Calculate arc AD as follows,  

Let, x denote radius of semi circle. That is, r=x  

Since AD is the diameter of semi circle  

So AD = 2 r = 2 x.  

Now perimeter of semicircle is equal to circumference of semicircle, so calculate circumference of semicircle as follows  

Circumference of circle is $C=2\pi r$. So half of it will be  

$C=\dfrac{2\pi r}{2}$

$C=\dfrac{2\pi x}{2}$

$C=\pi x$

So, $arc\:AD = \pi x$

Calculate AB , BC and AD as follows,  

Consider rectangle ABCD,  

Since, AD is the diameter of semi circle which is also one of the side of the rectangle.  

So AD = 2 r = 2 x.  

Since AD is parallel to BC. Therefore, AD=BC=2x. Also length of rectangle be y  

$\therefore BC=2x,AB=CD=y$  

Substituting the value,  

Perimeter = AB + BC + CD + arc AD  

$56=y+2x+y+\pi x$  

$56=2y+2x+\pi x$  

To calculate value of y,subtracting 2x and $\pi x$ on both sides,  

$56-2x-\pi x=2y$  

Dividing by 2,

$28-x-\dfrac{\pi x}{2}=y$  

Now calculate area of window.  

Area = Area of rectangle + Area of semicircle

From diagram,

$Area = width\times length + \dfrac{1}{2}\times\pi r^{2}$

$Area = 2x\times y + \dfrac{1}{2}\times\pi x^{2}$

$Area = 2xy + \dfrac{\pi x^{2}}{2}$

Substituting value of y in above equation,

$Area = 2x\left (28-x-\dfrac{\pi x}{2} \right ) + \dfrac{\pi x^{2}}{2}$

Simplifying,  

$Area = 56x-2x^{2}-\pi x^{2}+ \dfrac{\pi x^{2}}{2}$

$Area = 56x-2x^{2}- \dfrac{\pi x^{2}}{2}$

In order to find the maximum of area function, differentiate the equation with respect to x and find the critical points.  

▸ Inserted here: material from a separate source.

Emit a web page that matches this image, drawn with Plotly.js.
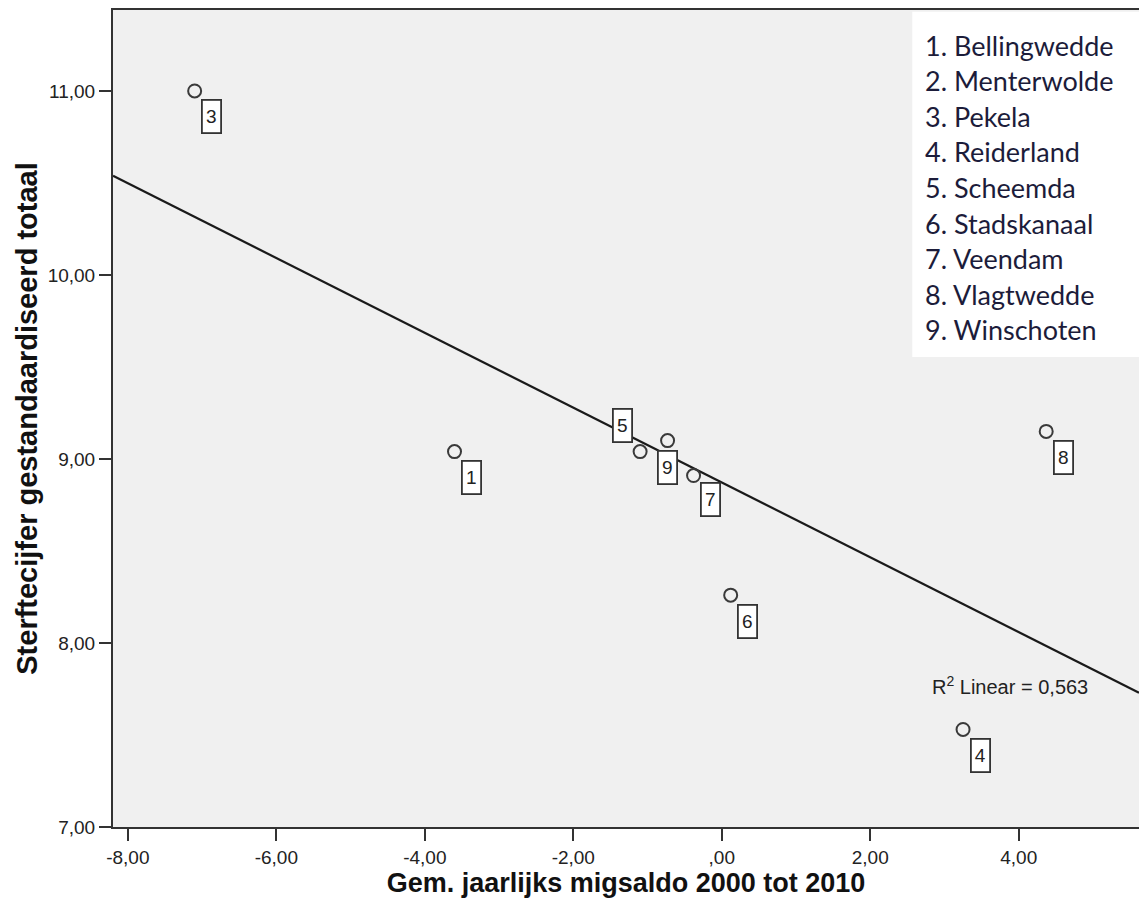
<!DOCTYPE html>
<html>
<head>
<meta charset="utf-8">
<script src="https://cdn.plot.ly/plotly-3.0.1.min.js"></script>
<style>html,body{margin:0;padding:0;background:#fff;}#chart{width:1139px;height:917px;}</style>
</head>
<body>
<div id="chart"></div>
<script>
// Data
const municipalities = ["Bellingwedde","Menterwolde","Pekela","Reiderland","Scheemda","Stadskanaal","Veendam","Vlagtwedde","Winschoten"];
const pointIds = [3, 1, 5, 9, 7, 6, 4, 8];
const migsaldo = [-7.10, -3.60, -1.10, -0.73, -0.38, 0.12, 3.25, 4.37];
const sterftecijfer = [11.00, 9.04, 9.04, 9.10, 8.91, 8.26, 7.53, 9.15];
const xTickVals = [-8, -6, -4, -2, 0, 2, 4];
const xTickText = ["-8,00", "-6,00", "-4,00", "-2,00", ",00", "2,00", "4,00"];
const yTickVals = [7, 8, 9, 10, 11];
const yTickText = ["7,00", "8,00", "9,00", "10,00", "11,00"];
const r2Text = "R<sup>2</sup> Linear = 0,563";

const xRange = [-8.2, 5.62];
const yRange = [7, 11.44];

// least-squares fit
const n = migsaldo.length;
const mx = migsaldo.reduce((a, b) => a + b, 0) / n;
const my = sterftecijfer.reduce((a, b) => a + b, 0) / n;
let sxy = 0, sxx = 0;
for (let i = 0; i < n; i++) { sxy += (migsaldo[i] - mx) * (sterftecijfer[i] - my); sxx += (migsaldo[i] - mx) ** 2; }
const slope = sxy / sxx, intercept = my - slope * mx;

const fitTrace = {
  x: xRange, y: xRange.map(v => intercept + slope * v),
  mode: 'lines', line: {color: '#1a1a1a', width: 2.2}, hoverinfo: 'skip', showlegend: false
};
const ptTrace = {
  x: migsaldo, y: sterftecijfer, mode: 'markers',
  marker: {symbol: 'circle-open', size: 13, color: '#3a3a3a', line: {width: 2, color: '#3a3a3a'}},
  showlegend: false
};

// label offsets (pixels) relative to each point
const labelShift = {5: [-18, 26], 9: [0, -27], 7: [17, -24]};
const annotations = [];
pointIds.forEach((id, i) => {
  const s = labelShift[id] || [17, -26];
  annotations.push({
    x: migsaldo[i], y: sterftecijfer[i], xref: 'x', yref: 'y',
    text: String(id), showarrow: false,
    xshift: s[0], yshift: s[1],
    font: {family: 'Arial, Liberation Sans, sans-serif', size: 19, color: '#222'},
    bgcolor: '#ffffff', bordercolor: '#333333', borderwidth: 1.8, borderpad: 0,
    width: 17, height: 31
  });
});
annotations.push({
  x: 3.88, y: 7.77, xref: 'x', yref: 'y', text: r2Text, showarrow: false,
  font: {family: 'Arial, Liberation Sans, sans-serif', size: 20, color: '#222'}
});
municipalities.forEach((m, i) => {
  annotations.push({
    x: 0.789, y: 1 - (35 + i * 35.6) / 817, xref: 'paper', yref: 'paper',
    xanchor: 'left', yanchor: 'middle', showarrow: false,
    text: (i + 1) + '. ' + m,
    font: {family: 'Lato, Open Sans, sans-serif', size: 27, color: '#1c1c3a'}
  });
});

const layout = {
  width: 1139, height: 917,
  margin: {l: 113, r: 0, t: 10, b: 90},
  paper_bgcolor: '#ffffff', plot_bgcolor: '#f0f0f0',
  xaxis: {
    range: xRange, tickvals: xTickVals, ticktext: xTickText,
    showgrid: false, zeroline: false, showline: true, linecolor: '#333', linewidth: 2, mirror: true,
    ticks: 'outside', ticklen: 12, tickwidth: 2, tickcolor: '#333',
    tickfont: {family: 'Arial, Liberation Sans, sans-serif', size: 19, color: '#222'},
    title: {text: 'Gem. jaarlijks migsaldo 2000 tot 2010', standoff: 5,
      font: {family: 'Arial, Liberation Sans, sans-serif', size: 27, color: '#111', weight: 'bold'}}
  },
  yaxis: {
    range: yRange, tickvals: yTickVals, ticktext: yTickText,
    showgrid: false, zeroline: false, showline: true, linecolor: '#333', linewidth: 2,
    ticks: 'outside', ticklen: 12, tickwidth: 2, tickcolor: '#333',
    tickfont: {family: 'Arial, Liberation Sans, sans-serif', size: 19, color: '#222'},
    title: {text: 'Sterftecijfer gestandaardiseerd totaal', standoff: 2,
      font: {family: 'Arial, Liberation Sans, sans-serif', size: 29, color: '#111', weight: 'bold'}}
  },
  shapes: [{type: 'rect', xref: 'paper', yref: 'paper', x0: 0.779, x1: 1.0, y0: 1 - 347 / 817, y1: 0.998,
    fillcolor: '#ffffff', line: {width: 0}, layer: 'above'}],
  annotations: annotations
};

Plotly.newPlot('chart', [fitTrace, ptTrace], layout, {displayModeBar: false, staticPlot: true});
</script>
</body>
</html>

Applying difference rule of derivative,  

$\dfrac{dA}{dx}=\dfrac{d}{dx}\left(56x\right)-\dfrac{d}{dx}\left ( 2x^{2} \right )-\dfrac{d}{dx}\left ( \dfrac{\pi x^{2}}{2} \right )$

Applying constant multiple rule of derivative,  

$\dfrac{dA}{dx}=56\dfrac{d}{dx}\left(x\right)-2\dfrac{d}{dx}\left ( x^{2} \right )-\dfrac{\pi}{2}\dfrac{d}{dx}\left (x^{2}\right )$

Applying power rule of derivative,

$\dfrac{dA}{dx}=56\left(1x^{1-1}\right)-2\left(2x^{2-1}\right)- \dfrac{\pi}{2}\dfrac{d}{dx}\left (2x^{2-1}\right )$

$\dfrac{dA}{dx}=56\left(1\right)-2\left(2x\right)- \dfrac{\pi}{2}\dfrac{d}{dx}\left (2x\right )$

$\dfrac{dA}{dx}=56-4x-\pi x$

Now find the critical number by solving as follows,

$\dfrac{dA}{dx}=0$

$56-\left(4+\pi\right)x =0$

$56=\left(4+\pi \right)x$

$\dfrac{56}{4+\pi} =x$

Since there is only one critical point, directly substitute the value of x into equation of A. If value of A is greater than 0, then the area is maximum at critical point.  

$Area = 56\left (\dfrac{56}{4+\pi} \right )-2\left (\dfrac{56}{4+\pi} \right )^{2}- \dfrac{\pi \left (\dfrac{56}{4+\pi} \right )^{2}}{2}$

Calculating the above expression,  

$Area = \dfrac{1568}{4+\pi }$

So area is greater than 0.  

Now calculate value of y,  

$28-\dfrac{56}{4+\pi}-\dfrac{\pi}{2}\left ( \dfrac{56}{4+\pi} \right )=y$

$\dfrac{56}{4+\pi}=y$

Hence dimensions are $x=\dfrac{56}{4+\pi}$ and $y=\dfrac{56}{4+\pi}$